Second Avenue is also worth a stroll near the boarded-up Fairmont Grocery, at 3922 Second Avenue. It looks as if it has been shuttered since the ’70s. But rumor has it that it is still furnished and ready for business. Well, if it had electricity.
The neighborhood near the rejuvenated Guild Theater is included in Sacramento State professor Robin Datel’s wonderful Oak Park walking tour. She leads people past here, as well as the local post office—friendliest in town—which is the building that formerly housed Esther’s Pastries, Ron Vrilakas’current and future developments, and more. The tour is available online, but you can’t beat the camaraderie of meeting a group for the excursion when it’s offered.

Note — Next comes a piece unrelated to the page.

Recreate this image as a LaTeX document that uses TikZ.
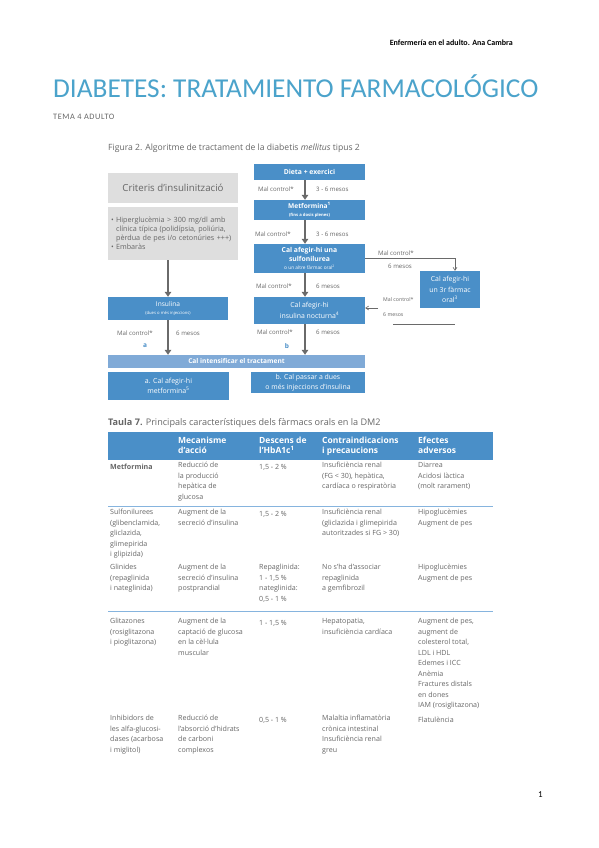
\documentclass[tikz,border=0pt]{standalone}
\usepackage{fontspec}
\setmainfont{Open Sans}
\newfontfamily\carl{Carlito}
\newfontfamily\carlsp[LetterSpace=7]{Carlito}
\usetikzlibrary{arrows.meta}
\definecolor{boxblue}{HTML}{4A8FC8}
\definecolor{lightbar}{HTML}{80AAD7}
\definecolor{graybox}{HTML}{DEDEDE}
\definecolor{titleblue}{HTML}{4BA3CB}
\definecolor{txtgray}{HTML}{666666}
\definecolor{arrgray}{HTML}{6A6A6A}
\definecolor{sepblue}{HTML}{86B4DE}
\newcommand\myfs[2]{\fontsize{#1}{#2}\selectfont}
\begin{document}
\begin{tikzpicture}[x=1pt,y=-1pt,
  every node/.style={inner sep=0pt},
  bbox/.style={fill=boxblue, text=white, align=center, font=\myfs{6.6}{8.5}},
  gbox/.style={fill=graybox, text=txtgray},
  lab/.style={font=\myfs{6.1}{7}, text=txtgray, anchor=west},
  fat/.style={draw=arrgray, line width=2.6pt, -{Triangle[length=5pt,width=6.5pt]}},
  slim/.style={draw=arrgray, line width=0.6pt},
  cell/.style={anchor=north west, yshift=7.35pt, align=left, text=txtgray, font=\myfs{7.1}{10.5}, execute at begin node=\strut},
  hcell/.style={anchor=north west, yshift=7pt, align=left, text=white, font=\myfs{8.5}{10}\bfseries, execute at begin node=\strut}
]
\fill[white] (0,0) rectangle (599,848);
\useasboundingbox (0,0) rectangle (599,848);

% header
\node[anchor=base east, font=\carl\bfseries\myfs{8}{9}, text=black] (hdr) at (513,45.5) {Enfermería en el adulto. Ana Cambra};
\node[anchor=base west, font=\carl\myfs{27.3}{30}, text=titleblue] (title) at (53,98) {DIABETES: TRATAMIENTO FARMACOLÓGICO};
\node[anchor=base west, font=\carlsp\myfs{8.3}{10}, text=txtgray] (tema) at (53,120) {TEMA 4 ADULTO};
\node[anchor=base west, font=\myfs{8.6}{10}, text=txtgray] (fig) at (108,150) {Figura 2. Algoritme de tractament de la diabetis \textit{mellitus} tipus 2};

% left column
\node[gbox, minimum width=130, minimum height=30, font=\myfs{9.7}{11}] (crit) at (173,188) {Criteris d’insulinització};
\node[gbox, minimum width=130, minimum height=53, text width=124, align=left, font=\myfs{7.2}{9}] (critb) at (173,233.5)
 {• Hiperglucèmia > 300 mg/dl amb\\\hphantom{• }clínica típica (polidípsia, poliúria,\\\hphantom{• }pèrdua de pes i/o cetonúries +++)\\• Embaràs};

% blue boxes
\node[bbox, minimum width=111, minimum height=16, font=\myfs{6.8}{8}\bfseries] (dieta) at (309.5,172) {Dieta + exercici};
\node[bbox, minimum width=111, minimum height=20, font=\myfs{6.6}{7.5}\bfseries] (metf) at (309.5,210) {Metformina\textsuperscript{1}\\{\myfs{4.2}{5}(fins a dosis plenes)}};
\node[bbox, minimum width=111, minimum height=29, font=\myfs{6.8}{8.8}\bfseries] (sulf) at (309.5,258.5) {Cal afegir-hi una\\sulfonilurea\\{\mdseries\myfs{4.8}{5}o un altre fàrmac oral\textsuperscript{2}}};
\node[bbox, minimum width=111, minimum height=27, font=\myfs{6.9}{10.5}] (noct) at (309.5,310.5) {Cal afegir-hi\\insulina nocturna\textsuperscript{4}};
\node[bbox, minimum width=60, minimum height=37, font=\myfs{6.9}{10.3}] (tres) at (450,289.5) {Cal afegir-hi\\un 3r fàrmac\\oral\textsuperscript{3}};
\node[bbox, minimum width=120, minimum height=23, font=\myfs{6.6}{8.8}] (insl) at (168,308.5) {Insulina\\{\myfs{4.2}{5}(dues o més injeccions)}};
\node[fill=lightbar, text=white, minimum width=257, minimum height=13, font=\myfs{6.6}{8}\bfseries] (bar) at (236.5,361.5) {Cal intensificar el tractament};
\node[bbox, minimum width=121, minimum height=28, font=\myfs{7}{10}] (boxa) at (168.5,386) {a. Cal afegir-hi\\metformina\textsuperscript{5}};
\node[bbox, minimum width=114, minimum height=21, font=\myfs{6.9}{9.5}] (boxb) at (308,382.5) {b. Cal passar a dues\\o més injeccions d’insulina};

% thick arrows
\coordinate (ax) at (305,0);
\draw[fat] (dieta.south -| ax) -- (metf.north -| ax);
\draw[fat] (metf.south -| ax) -- (sulf.north -| ax);
\draw[fat] (sulf.south -| ax) -- (noct.north -| ax);
\draw[fat] (noct.south -| ax) -- (bar.north -| ax);
\draw[fat] (critb.south -| insl) -- (insl.north);
\draw[fat] (insl.south) -- (bar.north -| insl);

% labels
\node[lab] (l1a) at (258,189) {Mal control*};
\node[lab] (l1b) at (316,189) {3 - 6 mesos};
\node[lab] (l2a) at (255,234) {Mal control*};
\node[lab] (l2b) at (316,234) {3 - 6 mesos};
\node[lab] (l3a) at (256,286) {Mal control*};
\node[lab] (l3b) at (316,286) {6 mesos};
\node[lab] (l4a) at (257,332) {Mal control*};
\node[lab] (l4b) at (316,332) {6 mesos};
\node[lab] (l5a) at (117,333) {Mal control*};
\node[lab] (l5b) at (176,333) {6 mesos};
\node[text=boxblue, font=\myfs{6.5}{7}\bfseries] (la) at (145,346) {a};
\node[text=boxblue, font=\myfs{6.5}{7}\bfseries] (lb) at (287,346) {b};

% side connectors
\coordinate (tn) at ([xshift=5]tres.north);
\draw[slim, -{Straight Barb[length=3pt,width=4pt]}] (sulf.east) -| (tn);
\node[lab] (l6a) at (378,253) {Mal control*};
\node[lab] (l6b) at (388,266.5) {6 mesos};
\coordinate (fb) at (378,308);
\draw[slim, -{Straight Barb[length=3pt,width=4pt]}] (fb) -- (noct.east |- fb);
\node[lab, font=\myfs{5.2}{6}] (l7a) at (383,300) {Mal control*};
\node[lab, font=\myfs{5.2}{6}] (l7b) at (383,315) {6 mesos};
\coordinate (ln1) at (393,324);
\coordinate (ln2) at (455,324);
\draw[slim] (ln1) -- (ln2);

% table
\node[anchor=base west, font=\myfs{9.1}{10}, text=txtgray] (tcap) at (108,425) {\textbf{Taula 7.} Principals característiques dels fàrmacs orals en la DM2};
\node[fill=boxblue, minimum width=385, minimum height=28, anchor=north west] (thead) at (108,432) {};
\node[hcell] (h2) at (178,444) {Mecanisme\\d’acció};
\node[hcell] (h3) at (259,444) {Descens de\\l’HbA1c\textsuperscript{1}};
\node[hcell] (h4) at (322,444) {Contraindicacions\\i precaucions};
\node[hcell] (h5) at (418,444) {Efectes\\adversos};

% row 1
\node[cell, font=\myfs{7.1}{10.5}\bfseries] (r1a) at (110,469.5) {Metformina};
\node[cell] (r1b) at (178,469.5) {Reducció de\\la producció\\hepàtica de\\glucosa};
\node[cell] (r1c) at (259,469.5) {1,5 - 2 \%};
\node[cell] (r1d) at (322,469.5) {Insuficiència renal\\(FG < 30), hepàtica,\\cardíaca o respiratòria};
\node[cell] (r1e) at (418,469.5) {Diarrea\\Acidosi làctica\\(molt rarament)};
\draw[sepblue, line width=0.9pt] (108,506) -- (493,506);
% row 2
\node[cell] (r2a) at (110,516.5) {Sulfonilurees\\(glibenclamida,\\gliclazida,\\glimepirida\\i glipizida)};
\node[cell] (r2b) at (178,516.5) {Augment de la\\secreció d’insulina};
\node[cell] (r2c) at (259,516.5) {1,5 - 2 \%};
\node[cell] (r2d) at (322,516.5) {Insuficiència renal\\(gliclazida i glimepirida\\autoritzades si FG > 30)};
\node[cell] (r2e) at (418,516.5) {Hipoglucèmies\\Augment de pes};
% row 3
\node[cell] (r3a) at (110,571.5) {Glinides\\(repaglinida\\i nateglinida)};
\node[cell] (r3b) at (178,571.5) {Augment de la\\secreció d’insulina\\postprandial};
\node[cell] (r3c) at (259,571.5) {Repaglinida:\\1 - 1,5 \%\\nateglinida:\\0,5 - 1 \%};
\node[cell] (r3d) at (322,571.5) {No s’ha d’associar\\repaglinida\\a gemfibrozil};
\node[cell] (r3e) at (418,571.5) {Hipoglucèmies\\Augment de pes};
\draw[sepblue, line width=0.9pt] (108,611) -- (493,611);
% row 4
\node[cell] (r4a) at (110,625.5) {Glitazones\\(rosiglitazona\\i pioglitazona)};
\node[cell] (r4b) at (178,625.5) {Augment de la\\captació de glucosa\\en la cèl·lula\\muscular};
\node[cell] (r4c) at (259,625.5) {1 - 1,5 \%};
\node[cell] (r4d) at (322,625.5) {Hepatopatia,\\insuficiència cardíaca};
\node[cell] (r4e) at (418,625.5) {Augment de pes,\\augment de\\colesterol total,\\LDL i HDL\\Edemes i ICC\\Anèmia\\Fractures distals\\en dones\\IAM (rosiglitazona)};
% row 5
\node[cell] (r5a) at (110,722.5) {Inhibidors de\\les alfa-glucosi-\\dases (acarbosa\\i miglitol)};
\node[cell] (r5b) at (178,722.5) {Reducció de\\l’absorció d’hidrats\\de carboni\\complexos};
\node[cell] (r5c) at (259,722.5) {0,5 - 1 \%};
\node[cell] (r5d) at (322,722.5) {Malaltia inflamatòria\\crònica intestinal\\Insuficiència renal\\greu};
\node[cell] (r5e) at (418,722.5) {Flatulència};

\node[anchor=base west, font=\carl\myfs{9}{10}, text=black] (pg) at (538,797) {1};
\end{tikzpicture}
\end{document}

Another interesting place for an amble is the triangle north of Broadway and west of Sacramento Charter High School. Especially notice the lovely rose garden on 31st and X streets, and the Madonna and child mural on 32nd and Y streets. This house is often decorated for the holidays. One Halloween, the yard was dug up and made into a mock grave. Prior to Mary, the mural was of Bob Marley, so it’s always worth checking out. Who will be immortalized next?
South Oak Park is divided from North Oak Park by Fifth Avenue, which basically is McClatchy Park, and the two neighborhoods are like night and day. The south has a higher crime rate and the typical home is still surrounded by a chain-link fence, and every few blocks there is a pile of garbage made by some illegal-dumping asshole.
But it is just starting to open up some, and there are definite signs of a bright future to come. For instance, “Rancho Luna” on 23rd Avenue, not far from Del Norte, looks to be a slice of paradise. It’s a huge 19th-century house with a wrap-around porch, vintage El Caminos in the driveway and a relaxing yard that shows that someone feels like the area is a nice place to reside. Mazes of empty lots are very close to reverting to a native habitat. Wandering through this landscape, it wouldn’t be too big of a surprise to see a vernal pool, as improbable as that might be.
The true hidden treasure of Oak Park, however, is its residents. These are the citizens who make Sacramento the most diverse city in the nation. People who paint their houses turquoise or chartreuse and bucked chicken and front-yard-garden bans. Neighbors that are not afraid to stand up to city council in great numbers when they see injustice.
The neighborhood is emerging into the sunshine and feeling so good that it can’t help but turn a farmers market into something more like a celebration.